Much has been written about the damage inflicted on the entire financial services sector following the banking crisis in 2008. From inside the market, we can sometimes forget that consumers were also hit very hard by the crash. Many who thought that they were making sound investment decisions in property, or savings, for example, found that their money wasn’t as secure as they had thought; the deeply disturbing scenes during the run on Northern Rock was a timely reminder. Many people felt let down by institutions which promised to protect them, and this disappointment has had lasting implications for how the public engage with financial services, even now, more than 10 years later.
It is important when looking to the future to fully understand the consequences this can have on society. For example, a reluctance to engage with cover can, in a knock-on effect, have a long-term impact on the economic growth of a nation. A steadfast insurance market is the key to reducing aversion to risk, thereby promoting innovation and growth. But for this to be possible, the public must first be ready and able to put their trust in insurance.
The Society of Insurance Broking recently published a document which highlighted how a lack of qualifications necessary to access the insurance profession may be one cause for lower consumer confidence. While it is true that there are no mandatory qualifications in the profession, insurance businesses place much emphasis on on-the-job learning, and the vast majority of professionals recognise the value of continued professional development, be that through seeking mentorship, or following a distinct curriculum. The emphasis here is placed on the willingness for professionals to continue with relevant learning, to the benefit of good outcomes for their customers. The ability to demonstrate this is one of the reasons why professionals sign up with organisations such as the CII and pursue professional titles, including Chartered. Chartered status is one of many avenues by which an insurance professional can show how they are going above and beyond the standard requirements, and this will benefit trust in the profession.
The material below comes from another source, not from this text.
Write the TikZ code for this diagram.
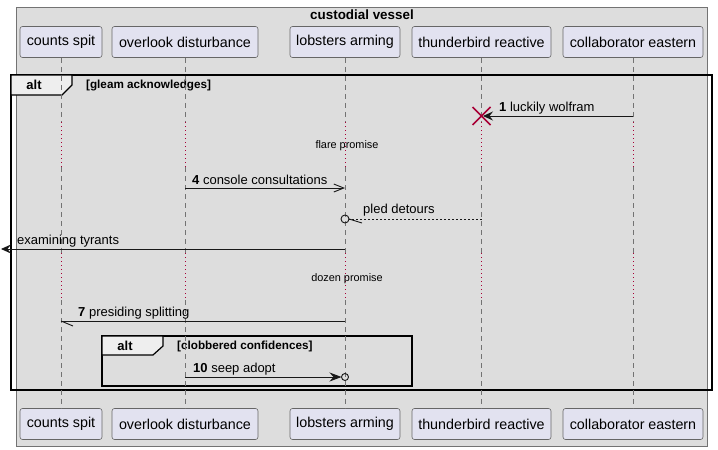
\documentclass[tikz,border=0pt]{standalone}
\usepackage{fontspec}
\setmainfont{Liberation Sans}
\usetikzlibrary{arrows.meta}
\definecolor{bgbox}{HTML}{DDDDDD}
\definecolor{partfill}{HTML}{E2E2F0}
\definecolor{tabfill}{HTML}{EEEEEE}
\definecolor{plred}{HTML}{A80036}
\definecolor{ink}{HTML}{181818}
\begin{document}
\begin{tikzpicture}[x=1pt,y=-1pt,
  part/.style={draw=black!60, line width=0.6pt, fill=partfill, rounded corners=2.5pt, minimum height=31pt, inner sep=0pt, font=\fontsize{14.3}{16}\selectfont},
  life/.style={draw=black!55, line width=0.6pt, dash pattern=on 5pt off 4pt},
  dl/.style={draw=plred, line width=0.8pt, dash pattern=on 1pt off 3pt},
  msg/.style={draw=ink, line width=0.9pt},
  lbl/.style={anchor=base west, inner sep=0pt, font=\fontsize{13}{15}\selectfont, text=black},
  frame/.style={draw=black, line width=1.5pt},
  tab/.style={draw=black, line width=1.2pt, fill=tabfill},
  altlbl/.style={inner sep=0pt, font=\bfseries\fontsize{13}{15}\selectfont},
  guard/.style={anchor=west, inner sep=0pt, font=\bfseries\fontsize{11.7}{13}\selectfont},
  delaytxt/.style={inner sep=0pt, font=\fontsize{10.9}{12}\selectfont},
  filled/.style={-{Stealth[length=10pt,width=9pt,inset=3.5pt]}},
  openhead/.style={-{Straight Barb[length=10pt,width=8pt]}}
]
\useasboundingbox (0,0) rectangle (718,450);
% outer box
\draw[draw=black!55, line width=0.6pt, fill=bgbox] (16,7) rectangle (707,446);
\node[font=\bfseries\fontsize{13.4}{15}\selectfont, inner sep=0pt] (title) at (362,15) {custodial vessel};

% alt frames
\draw[frame] (11,75) rectangle (712,390);
\draw[tab] (11,75) -- (72,75) -- (72,85) -- (62,95) -- (11,95) -- cycle;
\node[altlbl] (alt1) at (34,85) {alt};
\node[guard] (g1) at (86,85) {[gleam acknowledges]};

\draw[frame] (102,336) rectangle (412,386);
\draw[tab] (102,336) -- (163,336) -- (163,346) -- (153,355) -- (102,355) -- cycle;
\node[altlbl] (alt2) at (125,346) {alt};
\node[guard] (g2) at (177,346) {[clobbered confidences]};

% participants
\node[part, minimum width=82pt] (cs-top) at (61,42) {counts spit};
\node[part, minimum width=146pt] (ov-top) at (185,42) {overlook disturbance};
\node[part, minimum width=110pt] (lb-top) at (345,42) {lobsters arming};
\node[part, minimum width=139pt] (tb-top) at (481.5,42) {thunderbird reactive};
\node[part, minimum width=140pt] (ce-top) at (633,42) {collaborator eastern};
\node[part, minimum width=82pt] (cs-bot) at (61,424) {counts spit};
\node[part, minimum width=146pt] (ov-bot) at (185,424) {overlook disturbance};
\node[part, minimum width=110pt] (lb-bot) at (345,424) {lobsters arming};
\node[part, minimum width=139pt] (tb-bot) at (481.5,424) {thunderbird reactive};
\node[part, minimum width=140pt] (ce-bot) at (633,424) {collaborator eastern};

% lifelines
\coordinate (d1a) at (0,122);
\coordinate (d1b) at (0,167);
\coordinate (d2a) at (0,253);
\coordinate (d2b) at (0,300);
\foreach \p in {cs,ov,lb,tb,ce}{
  \draw[life] (\p-top.south) -- (\p-top.south |- d1a);
  \draw[dl] (\p-top.south |- d1a) -- (\p-top.south |- d1b);
  \draw[life] (\p-top.south |- d1b) -- (\p-top.south |- d2a);
  \draw[dl] (\p-top.south |- d2a) -- (\p-top.south |- d2b);
  \draw[life] (\p-top.south |- d2b) -- (\p-bot.north);
}

% message 1
\coordinate (y1) at (0,116);
\coordinate (x1) at (tb-top |- y1);
\draw[msg, filled] (ce-top |- y1) -- ([xshift=1.5pt]x1);
\draw[plred, line width=1.6pt] ([shift={(-9,-9)}]x1) -- ([shift={(9,9)}]x1)
  ([shift={(-9,9)}]x1) -- ([shift={(9,-9)}]x1);
\node[lbl] (l1) at (499,111) {\textbf{1} luckily wolfram};

% delay 1
\node[delaytxt] (dt1) at (347,146) {flare promise};

% message 4
\coordinate (y4) at (0,188);
\draw[msg, openhead] (ov-top |- y4) -- (lb-top |- y4);
\node[lbl] (l4) at (192,184) {\textbf{4} console consultations};

% message pled detours
\coordinate (y5) at (0,219);
\coordinate (c5) at (lb-top |- y5);
\draw[msg, dash pattern=on 2pt off 2pt] (tb-top |- y5) -- ([xshift=4pt]c5);
\draw[msg] ([xshift=4pt]c5) -- ([shift={(17,4)}]c5);
\draw[msg] (c5) circle (4pt);
\node[lbl] (l5) at (363,213) {pled detours};

% message examining tyrants
\coordinate (y6) at (0,249);
\coordinate (lost) at (1,249);
\draw[msg, filled] (lb-top |- y6) -- (lost);
\node[lbl] (l6) at (17,244) {examining tyrants};

% delay 2
\node[delaytxt] (dt2) at (347,279) {dozen promise};

% message 7
\coordinate (y7) at (0,321);
\coordinate (c7) at (cs-top |- y7);
\draw[msg] (lb-top |- y7) -- (c7);
\draw[msg] (c7) -- ([shift={(12,5)}]c7);
\node[lbl] (l7) at (78,316.5) {\textbf{7} presiding splitting};

% message 10
\coordinate (y10) at (0,377);
\coordinate (c10) at (lb-top |- y10);
\draw[msg, -{Stealth[length=12pt,width=9pt,inset=4pt]}] (ov-top |- y10) -- ([xshift=-3.5pt]c10);
\draw[msg] (c10) circle (3.5pt);
\node[lbl] (l10) at (193,372) {\textbf{10} seep adopt};
\end{tikzpicture}
\end{document}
For insurance to be most effective, it must bring together multiple different elements to work towards a singular goal. Any impression that this process is disjointed may constitute a reputational risk for the profession. The public needs reassurance that the insurance profession is still about protecting the public, and this can be accomplished through transparency and a harmonious process. Therefore, we must emphasise the importance of a united profession, one which agrees on its methodologies, objectives and the values we share with our customers, for we are all customers ourselves as well.
The CII launched the Chartered Insurance Underwriting Agent title in 2020 in recognition of the growing market for managing general agents, but, recently, Lloyd’s and the CII have agreed a consensus of criteria for Lloyd’s coverholders. These include providing evidence of professional development programmes within the company and having at least 90% of customer facing roles occupied by CII members who have committed to the CII’s code of professional ethics.
We have noticed during the pandemic a complicated blend of societal and personal risk management both individually and collectively. I believe that we do not need to make this situation any more difficult - something we can achieve by being clear, open and honest with our customers to whom we pledge to provide professional and ethical advice, for the long-term benefit of us all.